To us musicians, Vega is the Promised Land. It is the Queen of Music Venues, the ultimate approval of the efforts of the practice room, or the attempt of foreign bands at venturing out internationally. VEGA is the place where you heard them the first time: Coldplay, Placebo, and more recently Daughter. VEGA is long queues of suspiciously squeaky clean teenagers on a Wednesday evening where you hurry home to check who’s playing, only to find out that it is some – to us of a dignified age – complete unknown but just as squeaky clean a teenager.
VEGA is the place where all the black-clad, scull decorated Fernet gargling locals sit and wait on getting properly pummelled by Hank Williams III. VEGA is my local venue, and even when it is cold we cycle there in T-shirts to avoid the cloakroom queues. This is where opening acts that you perhaps had wanted to check out, but just had not quite managed to get to as you met Jake and Dellefar (Lapdog Dad) at McKluud (http://www.mckluud.dk/).
VEGA is the place where Daisy (author’s wife) by chance had a lengthy talk with David Bowie.
VEGA is standing in the concert hall waiting while technicians fix obscure stuff on stage and I then skip to the bar area to fetch beer and hope I can find Daisy again on my return to the hall.
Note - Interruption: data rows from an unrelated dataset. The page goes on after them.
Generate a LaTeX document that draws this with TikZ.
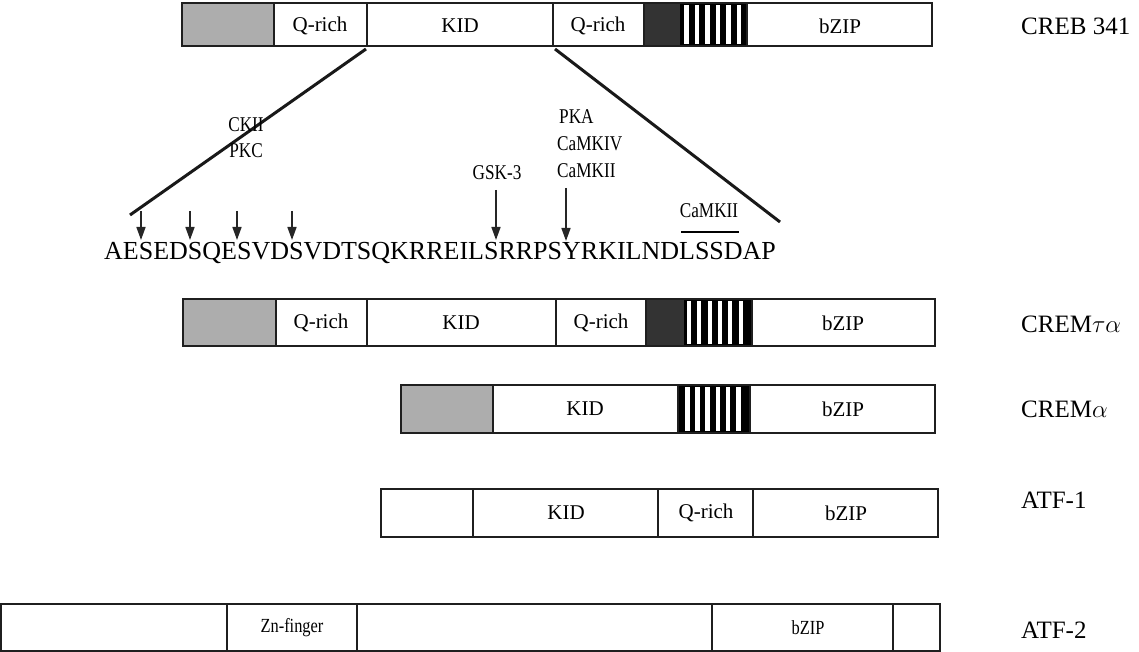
\documentclass[tikz,border=0pt]{standalone}
\usepackage{fontspec}
\setmainfont{Liberation Serif}
\newfontfamily\narrowserif[FakeStretch=0.82]{Liberation Serif}
\usetikzlibrary{arrows.meta}
\definecolor{graybox}{gray}{0.68}
\definecolor{darkbox}{gray}{0.2}
\definecolor{edge}{gray}{0.12}
\newcommand{\fsz}[1]{\fontsize{#1}{#1}\selectfont}
\tikzset{
  segbox/.style={draw=edge, line width=2.4pt},
  seglab/.style={font=\fsz{21}, inner sep=0pt},
  rowlab/.style={font=\fsz{25}, anchor=west, inner sep=0pt},
  kinlab/.style={font=\narrowserif\fsz{21}, inner sep=0pt},
  seqlab/.style={font=\fsz{26}, inner sep=0pt},
  zoomline/.style={draw=black!90, line width=3pt},
  siteArrow/.style={draw=black!85, line width=1.6pt, -{Triangle[length=13pt,width=9pt]}},
}
\begin{document}
\begin{tikzpicture}[x=1pt,y=-1pt]
\useasboundingbox (0,0) rectangle (1139,652);

% ---------- CREB 341 ----------
\fill[graybox] (182,3) rectangle (274,46);
\fill[darkbox] (644,3) rectangle (680,46);
\fill[black] (680,3) rectangle (747,46);
\foreach \s in {0,...,5} \fill[white] (684+10.5*\s,5) rectangle (688.5+10.5*\s,44);
\draw[segbox] (182,3) rectangle (274,46);
\draw[segbox] (274,3) rectangle (367,46);
\draw[segbox] (367,3) rectangle (553,46);
\draw[segbox] (553,3) rectangle (644,46);
\draw[segbox] (644,3) rectangle (747,46);
\draw[segbox] (747,3) rectangle (932,46);
\node[seglab] (c1) at (320,26) {Q-rich};
\node[seglab] (c2) at (460,26) {KID};
\node[seglab] (c3) at (598,26) {Q-rich};
\node[seglab] (c4) at (840,26) {bZIP};
\node[rowlab] (creb) at (1021,26) {CREB 341};
\coordinate (kidL) at (366,49);
\coordinate (kidR) at (555,49);
\coordinate (endL) at (130,215);
\coordinate (endR) at (780,222);
\draw[zoomline] (kidL) -- (endL);
\draw[zoomline] (kidR) -- (endR);

% ---------- phosphorylation sites ----------
\node[kinlab] (ckii) at (246,125) {CKII};
\node[kinlab] (pkc) at (246,151) {PKC};
\node[kinlab, anchor=west] (pka) at (559,117) {PKA};
\node[kinlab, anchor=west] (camkiv) at (557,144) {CaMKIV};
\node[kinlab, anchor=west] (camkii) at (557,171) {CaMKII};
\node[kinlab] (gsk) at (497,173) {GSK-3};
\node[kinlab] (camkii2) at (709,211) {CaMKII};
\node[seqlab, anchor=west] (seq) at (104,253) {AESEDSQESVDSVDTSQKRREILSRRPSYRKILNDLSSDAP};
\foreach \x/\n in {141/a1,190/a2,237/a3,292/a4}{
  \coordinate (\n t) at (\x,211);
  \coordinate (\n b) at (\x,240);
  \draw[siteArrow] (\n t) -- (\n b);
}
\coordinate (g1) at (496,190);
\coordinate (g2) at (496,240);
\draw[siteArrow] (g1) -- (g2);
\coordinate (p1) at (566,188);
\coordinate (p2) at (566,241);
\draw[siteArrow] (p1) -- (p2);
\coordinate (u1) at (681,232);
\coordinate (u2) at (739,232);
\draw[line width=2.6pt] (u1) -- (u2);

% ---------- CREM tau alpha ----------
\fill[graybox] (183,299) rectangle (276,346);
\fill[darkbox] (646,299) rectangle (684,346);
\fill[black] (684,299) rectangle (752,346);
\foreach \s in {0,...,5} \fill[white] (687+10.3*\s,301) rectangle (691+10.3*\s,344);
\draw[segbox] (183,299) rectangle (276,346);
\draw[segbox] (276,299) rectangle (367,346);
\draw[segbox] (367,299) rectangle (556,346);
\draw[segbox] (556,299) rectangle (646,346);
\draw[segbox] (646,299) rectangle (752,346);
\draw[segbox] (752,299) rectangle (935,346);
\node[seglab] (t1) at (321,323) {Q-rich};
\node[seglab] (t2) at (461,323) {KID};
\node[seglab] (t3) at (601,323) {Q-rich};
\node[seglab] (t4) at (843,323) {bZIP};
\node[rowlab] (cremta) at (1021,324) {CREM$\tau\alpha$};

% ---------- CREM alpha ----------
\fill[graybox] (401,385) rectangle (493,433);
\fill[black] (678,385) rectangle (750,433);
\foreach \s in {0,...,5} \fill[white] (685+10.2*\s,387) rectangle (689.5+10.2*\s,431);
\draw[segbox] (401,385) rectangle (493,433);
\draw[segbox] (493,385) rectangle (678,433);
\draw[segbox] (678,385) rectangle (750,433);
\draw[segbox] (750,385) rectangle (935,433);
\node[seglab] (m1) at (585,409) {KID};
\node[seglab] (m2) at (843,409) {bZIP};
\node[rowlab] (crema) at (1021,409) {CREM$\alpha$};

% ---------- ATF-1 ----------
\draw[segbox] (381,489) rectangle (473,537);
\draw[segbox] (473,489) rectangle (658,537);
\draw[segbox] (658,489) rectangle (753,537);
\draw[segbox] (753,489) rectangle (938,537);
\node[seglab] (f1) at (566,513) {KID};
\node[seglab] (f2) at (706,513) {Q-rich};
\node[seglab] (f3) at (846,513) {bZIP};
\node[rowlab] (atf1) at (1021,500) {ATF-1};

% ---------- ATF-2 ----------
\draw[segbox] (1,604) rectangle (227,651);
\draw[segbox] (227,604) rectangle (357,651);
\draw[segbox] (357,604) rectangle (712,651);
\draw[segbox] (712,604) rectangle (893,651);
\draw[segbox] (893,604) rectangle (940,651);
\node[seglab, font=\narrowserif\fsz{20}] (z1) at (292,628) {Zn-finger};
\node[seglab, font=\narrowserif\fsz{20}] (z2) at (808,628) {bZIP};
\node[rowlab] (atf2) at (1021,630) {ATF-2};
\end{tikzpicture}
\end{document}
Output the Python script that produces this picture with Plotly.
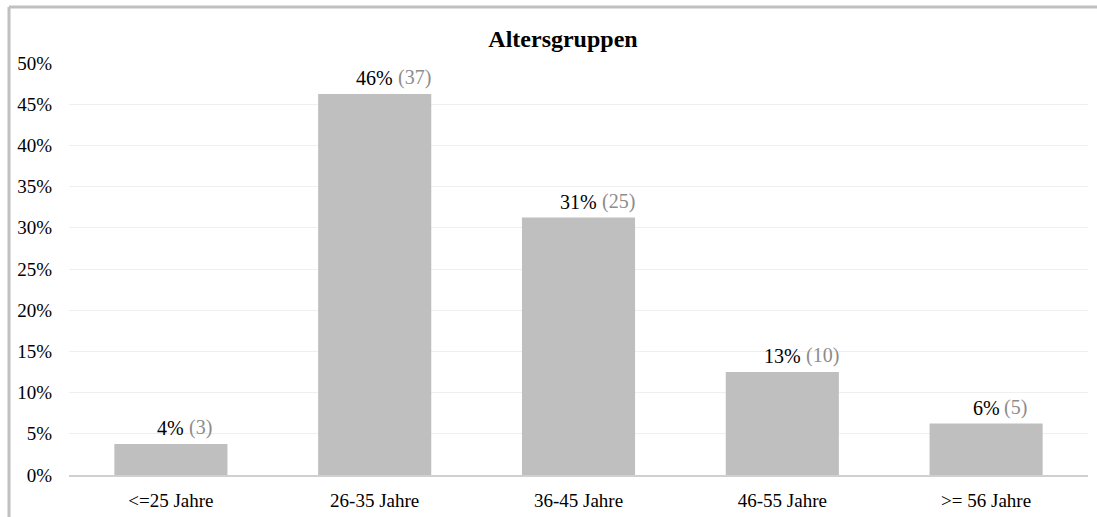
import math
import plotly.graph_objects as go

# Age groups of respondents
categories = ["<=25 Jahre", "26-35 Jahre", "36-45 Jahre", "46-55 Jahre", ">= 56 Jahre"]
counts = [3, 37, 25, 10, 5]
y_ticks = [0, 5, 10, 15, 20, 25, 30, 35, 40, 45, 50]

total = sum(counts)
percents = [c / total * 100 for c in counts]
pct_labels = [f"{math.floor(p + 0.5)}%" for p in percents]
count_labels = [f"({c})" for c in counts]

FONT = "Liberation Serif, Times New Roman, serif"
LABEL_SIZE = 20

fig = go.Figure(
    go.Bar(
        x=categories,
        y=percents,
        marker=dict(color="#bfbfbf", line=dict(width=0)),
        hoverinfo="skip",
    )
)

W, H = 1097, 517
ML, MR, MT, MB = 69, 9, 63, 42

# Percentage centred above each bar, count in grey just to its right
for cat, p, pl, cl in zip(categories, percents, pct_labels, count_labels):
    fig.add_annotation(
        x=cat, y=p, text=pl, showarrow=False,
        xanchor="center", yanchor="bottom", yshift=3,
        font=dict(family=FONT, size=LABEL_SIZE, color="#000000"),
    )
    half_w = (0.5 * (len(pl) - 1) + 0.833) * LABEL_SIZE / 2
    fig.add_annotation(
        x=cat, y=p, text=cl, showarrow=False,
        xanchor="left", yanchor="bottom", yshift=3, xshift=half_w + 3,
        font=dict(family=FONT, size=LABEL_SIZE, color="#8c8c8c"),
    )

fig.update_layout(
    width=W,
    height=H,
    margin=dict(l=ML, r=MR, t=MT, b=MB),
    paper_bgcolor="white",
    plot_bgcolor="white",
    bargap=0.445,
    showlegend=False,
    font=dict(family=FONT, size=19, color="#000000"),
    title=dict(
        text="<b>Altersgruppen</b>",
        x=563 / W,
        xanchor="center",
        y=1 - 39 / H,
        yanchor="middle",
        font=dict(family=FONT, size=24, color="#000000"),
    ),
    xaxis=dict(
        showgrid=False,
        showline=True,
        linecolor="#d0d0d0",
        linewidth=1.5,
        ticks="",
        tickfont=dict(family=FONT, size=19),
        ticklabelstandoff=7,
        automargin=False,
    ),
    yaxis=dict(
        range=[0, 50],
        tickvals=y_ticks,
        ticktext=[f"{v}%" for v in y_ticks],
        showgrid=True,
        gridcolor="#efefef",
        gridwidth=1,
        zeroline=False,
        showline=False,
        ticks="",
        tickfont=dict(family=FONT, size=19),
        ticklabelstandoff=16,
        automargin=False,
    ),
)

# Outer frame along the top and left edges
plot_w = W - ML - MR
plot_h = H - MT - MB
fx = (9 - ML) / plot_w
fy = (H - MB - 7) / plot_h
fig.add_shape(type="line", xref="paper", yref="paper",
              x0=fx, x1=(W - ML) / plot_w + 0.01, y0=fy, y1=fy,
              line=dict(color="#c0c0c0", width=3))
fig.add_shape(type="line", xref="paper", yref="paper",
              x0=fx, x1=fx, y0=fy, y1=-MB / plot_h - 0.01,
              line=dict(color="#c0c0c0", width=3))

fig.write_html("out.html")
When our local haunt is packed at 6 PM on a Thursday, you can rest assured that it is due to VEGA guests meeting in groups, surely as excited as kids but trying to pretend that they are skeptical because of the latest record, and we are sitting at our table trying to guess which kind of music they will be hearing, before we actually ask them.
To me, VEGA is cycling there after the sound test. I park my bicycle by Lagkagehuset (a baker’s shop) to avoid it getting buried later among the audience’s mountains of bicycles. I walk through the elevator, greet the woman who is on duty and who has always been extremely kind and walk on to meet the others. Even though you have played loads of club gigs, it is still with some sort of devoutness that you arrive at VEGA. It is still bleeding VEGA!
And there we have Leigh Pearce, the chef of all chefs, welcoming me and asking if Daisy will be coming and if we are ready for his mushroom risotto, and the draught beer dispenser is tempting me while friends are popping by, and you can have all the skill you care to muster but this is different as this is your home ground, this is your Vesterbro (Copenhagen neighbourhood), and this is your VEGA.
Then, you are due on stage, the last visit to the old terrazzo clad toilet, while scaling the steps up and into the darkness, hearing the sound of the audience chatting in the concert hall, the music the engineer plays on the sound system as our backliner smiles at us with his arms crossed and his eyes asks “Yeah? Are you ready?” You steel a glimpse of the audience on the hall floor and f**k, it can fit a sea of people, it’s insane, our manager tells us “30 seconds”. Rasmus rubs his cold hands and says true to tradition “This can only go horribly wrong,” and then you’re at it, playing at the world’s most spectacular concert hall, shrouded in distinguished geometry, made of fine wood, truly beautiful and full of memories and greatness.
VEGA is also Lille VEGA (Small VEGA) where I have gotten lost three times in what seems like an Alice in Wonderland universe of altering hallways, staircases, mezzanines and storerooms. You are basically trapped in a scene from Spinal Tap.